In our editorial of July 25, 2018, we warned of an impending debt peonage if the large scale of borrowings, at usually high interest rates, were not curbed by the government. In a poor attempt to defend the borrowings of the government, The Debt Management Office (DMO) wrote a rejoinder to our editorial, which we published on August 2, 2018, denying any debt crises and assuring the reading public that regardless of Nigeria’s high debt to service ratio, Nigeria’s borrowing is sustainable and that the “government has also embarked on several revenue boosting initiatives with a view to increasing the size of the revenue available to finance the budget and reduce the debt service to revenue ratio.” For added measure, when we advised the government to seek alternative loans from multilateral agencies with very low interest rates instead of approaching shylock investors and borrowers, the DMO accused us of a poor understanding of the lending policies of multilateral agencies and that Nigeria could not approach these agencies because she has no balance of payment crisis.

However, the chickens have come home to roost and the government is mulling approaching multilateral agencies for loans due to the high revenue to interest payments that is now clearly unsustainable. Bloomberg media quoted Pat Oniha, Director General of the DMO as saying the government will explore the option of borrowing from multilateral agencies to avoid the punishing interest payments associated with issuing bonds. “Our preferred option is to explore concessional sources. One of our major objectives is to reduce debt-service costs.

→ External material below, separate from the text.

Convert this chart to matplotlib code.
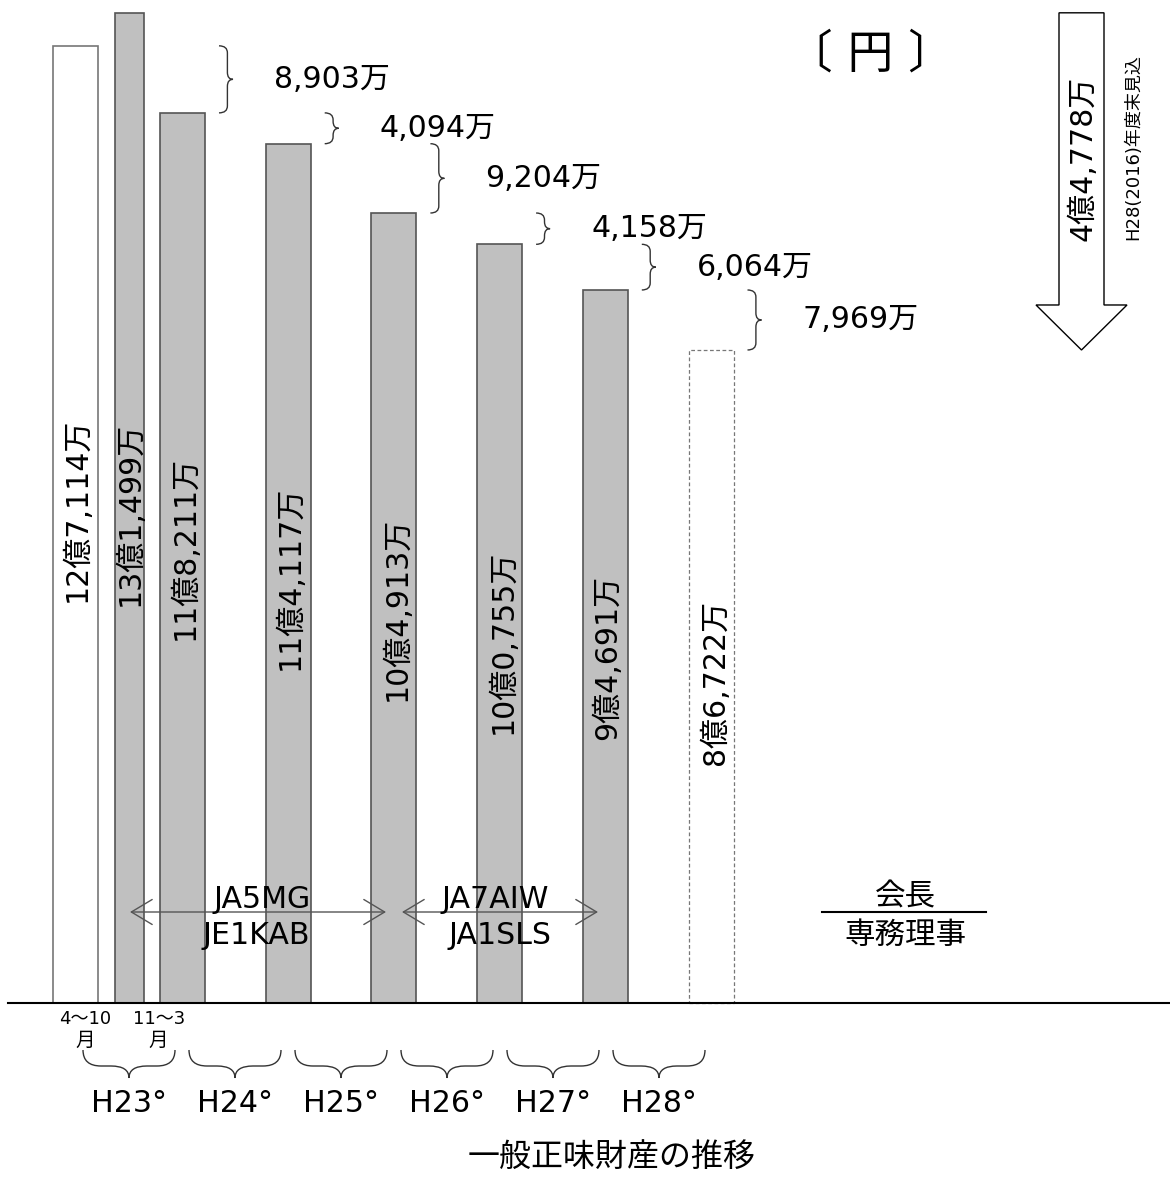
import matplotlib
matplotlib.use("Agg")
import matplotlib.pyplot as plt
from matplotlib.path import Path
from matplotlib.patches import PathPatch, Polygon

plt.rcParams["font.family"] = ["DejaVu Sans", "Noto Sans CJK JP"]

# 一般正味財産 (単位: 万円)
periods = ["H23 4~10月", "H23 11~3月", "H23", "H24", "H25", "H26", "H27", "H28"]
values = [127114, 131499, 118211, 114117, 104913, 100755, 94691, 86722]
years = ["H23°", "H24°", "H25°", "H26°", "H27°", "H28°"]
total_drop = 44778
# brace pairs (upper bar, lower bar)
pairs = [(0, 2), (2, 3), (3, 4), (4, 5), (5, 6), (6, 7)]

# layout (pixels of a 1170x1183 canvas)
W, H = 1170, 1183
BASE_PX = 1003
PX = 0.00753  # px per 万
bar_x = [75.5, 129.5] + [182.5 + 105.7 * k for k in range(6)]
bar_w = [45, 29, 45, 45, 45, 45, 45, 45]
label_y = [510, 514, 548, 578, 609, 642, 657, 682]
label_dx = [2, 1, 3, 2, 3, 3, 2, 4]
FS = 21.6


def Y(px):
    return (BASE_PX - px) / PX


def oku(v):
    rem = f"{v % 10000:04d}"
    return f"{v // 10000}億{rem[0]},{rem[1:]}万"


def vbrace(ax, x0, w, y_top, y_bot, r_px=7):
    hpx = (y_top - y_bot) * PX
    r = min(r_px, hpx / 4) / PX
    xs, xt = x0 + 0.6 * w, x0 + w
    ym = (y_top + y_bot) / 2
    verts = [(x0, y_top), (xs, y_top), (xs, y_top - r), (xs, ym + r),
             (xs, ym), (xt, ym), (xs, ym), (xs, ym - r),
             (xs, y_bot + r), (xs, y_bot), (x0, y_bot)]
    codes = [Path.MOVETO, Path.CURVE3, Path.CURVE3, Path.LINETO,
             Path.CURVE3, Path.CURVE3, Path.CURVE3, Path.CURVE3,
             Path.LINETO, Path.CURVE3, Path.CURVE3]
    ax.add_patch(PathPatch(Path(verts, codes), fc="none", ec="#333", lw=1))


def hbrace(ax, xa, xb, ye, ysp, yt, rx=18):
    xm = (xa + xb) / 2
    verts = [(xa, ye), (xa, ysp), (xa + rx, ysp), (xm - rx, ysp),
             (xm, ysp), (xm, yt), (xm, ysp), (xm + rx, ysp),
             (xb - rx, ysp), (xb, ysp), (xb, ye)]
    codes = [Path.MOVETO, Path.CURVE3, Path.CURVE3, Path.LINETO,
             Path.CURVE3, Path.CURVE3, Path.CURVE3, Path.CURVE3,
             Path.LINETO, Path.CURVE3, Path.CURVE3]
    ax.add_patch(PathPatch(Path(verts, codes), fc="none", ec="#333", lw=1))


fig = plt.figure(figsize=(W / 100, H / 100), dpi=100)
ax = fig.add_axes([0, 0, 1, 1])
ax.set_xlim(0, W)
ax.set_ylim(Y(H), Y(0))
ax.axis("off")

faces = ["white"] + ["#c0c0c0"] * 6 + ["white"]
edges = ["#777"] + ["#555"] * 6 + ["#777"]
bars = ax.bar(bar_x, values, width=bar_w, color=faces, edgecolor=edges,
              linewidth=1.2, zorder=2)
bars[-1].set_linestyle((0, (3, 2)))
bars[-1].set_linewidth(0.9)

for i, v in enumerate(values):
    ax.text(bar_x[i] + label_dx[i], Y(label_y[i]), oku(v), rotation=90,
            ha="center", va="center", fontsize=FS, zorder=3)

# baseline
ax.plot([8, W], [0, 0], color="black", lw=1.5, zorder=4)

# differences between bar tops
for hi, lo in pairs:
    right = bar_x[lo] + bar_w[lo] / 2
    x0 = right + 14
    vbrace(ax, x0, 14, values[hi], values[lo])
    ymid = (values[hi] + values[lo]) / 2
    ax.text(x0 + 14 + 41, ymid, f"{values[hi] - values[lo]:,}万",
            ha="left", va="center", fontsize=FS)

# total decrease arrow
sx0, sx1, hx0, hx1 = 1059, 1104, 1036, 1127
top, tip = values[1], values[-1]
head = tip + 45 / PX
ax.add_patch(Polygon([(sx0, top), (sx1, top), (sx1, head), (hx1, head),
                      ((hx0 + hx1) / 2, tip), (hx0, head), (sx0, head)],
                     closed=True, fc="white", ec="black", lw=1))
ax.text(1083, Y(158), f"{total_drop // 10000}億{total_drop % 10000:,}万",
        rotation=90, ha="center", va="center", fontsize=FS)
ax.text(1133, Y(147), "H28(2016)年度末見込", rotation=90,
        ha="center", va="center", fontsize=13)

ax.text(870, Y(55), "〔 円 〕", ha="center", va="center", fontsize=33)

# terms of office
for x0, x1 in [(130, 386), (402, 598)]:
    ax.annotate("", xy=(x1, Y(912)), xytext=(x0, Y(912)),
                arrowprops=dict(arrowstyle="<->,head_length=0.75,head_width=0.45",
                                color="#555", lw=1, shrinkA=0, shrinkB=0,
                                mutation_scale=20), zorder=3)
ax.text(262, Y(900), "JA5MG", ha="center", va="center", fontsize=FS, zorder=4)
ax.text(256, Y(935), "JE1KAB", ha="center", va="center", fontsize=FS, zorder=4)
ax.text(495, Y(900), "JA7AIW", ha="center", va="center", fontsize=FS, zorder=4)
ax.text(500, Y(935), "JA1SLS", ha="center", va="center", fontsize=FS, zorder=4)

ax.text(905, Y(897), "会長", ha="center", va="center", fontsize=22)
ax.plot([822, 986], [Y(912), Y(912)], color="black", lw=1.5)
ax.text(905, Y(935), "専務理事", ha="center", va="center", fontsize=22)

# period labels under the first two bars
ax.text(85, Y(1019), "4〜10", ha="center", va="center", fontsize=13)
ax.text(85, Y(1040), "月", ha="center", va="center", fontsize=14)
ax.text(159, Y(1019), "11〜3", ha="center", va="center", fontsize=13)
ax.text(158, Y(1040), "月", ha="center", va="center", fontsize=14)

# fiscal years
for k, yr in enumerate(years):
    xa = 83 + 106 * k
    xb = xa + 92
    hbrace(ax, xa, xb, Y(1050), Y(1066), Y(1078))
    ax.text((xa + xb) / 2, Y(1103), yr, ha="center", va="center", fontsize=FS)

ax.text(612, Y(1157), "一般正味財産の推移", ha="center", va="center", fontsize=23)

fig.savefig("out.png", dpi=100)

The DMO puts Nigeria’s total (federal, state and FCT) debt stock, as at June 30, 2018, at N22.38 trillion (or $73.2 billion) representing 19 percent of GDP. This comprises external debt of about N6.75 trillion (or USD22.08billion) and domestic debt of about N15.629 (or USD51.12 billion). Based on the debt to GPD ratio, the Director-General of the DMO, Pat Oniha, has not missed an opportunity to remind Nigerians that “Nigeria’s borrowing remains sustainable in the short, medium to long term levels, guided by the DMO objective of prudence” and has even gone ahead to review the self-imposed country specific debt limit from 19.39 percent to 25 percent in the medium-term of 2018-2020 thus providing scope for more government borrowing.

The problem though is where Nigeria borrows from. The decline in oil prices has made it inevitable for Nigeria to borrow to finance public expenditure. However, rather than approach multilateral agencies for cheap loans, which usually come in at less than one percent interest rate, the government has chosen the expensive commercial loans principally to avoid the conditionalities and most importantly, accountability associated with multilateral loans.

Consequently, the government sold bonds of $4.8 billion and $5.4 billion in 2017 and 2018 respectively and will most likely sell some more to finance this year’s budget deficit.

But the federal government and the DMO have continued to rely on the low debt to GDP ratio to lull the country into a feeling of complacency that all is well whereas they have disgracefully led the country into another embarrassing debt trap. Data from the Office of the Accountant General of the Federation and the Budget Office for the period January to June 2017 indicate debt service to revenue ratio between January and June 2017 works out at about 70 percent and is set to increase to 82 percent by 2022, a figure quite high and unsustainable by global standards.

It bears repeating that even as Oniha expressed preference for multilateral agencies such as the World Bank and the African Development Bank, she is clearly ruling out talking to the IMF.

Sadly, Nigeria does not have a track record of judicious utilisation of loans and an IMF loan, accountability-wise, may have been the best for the country.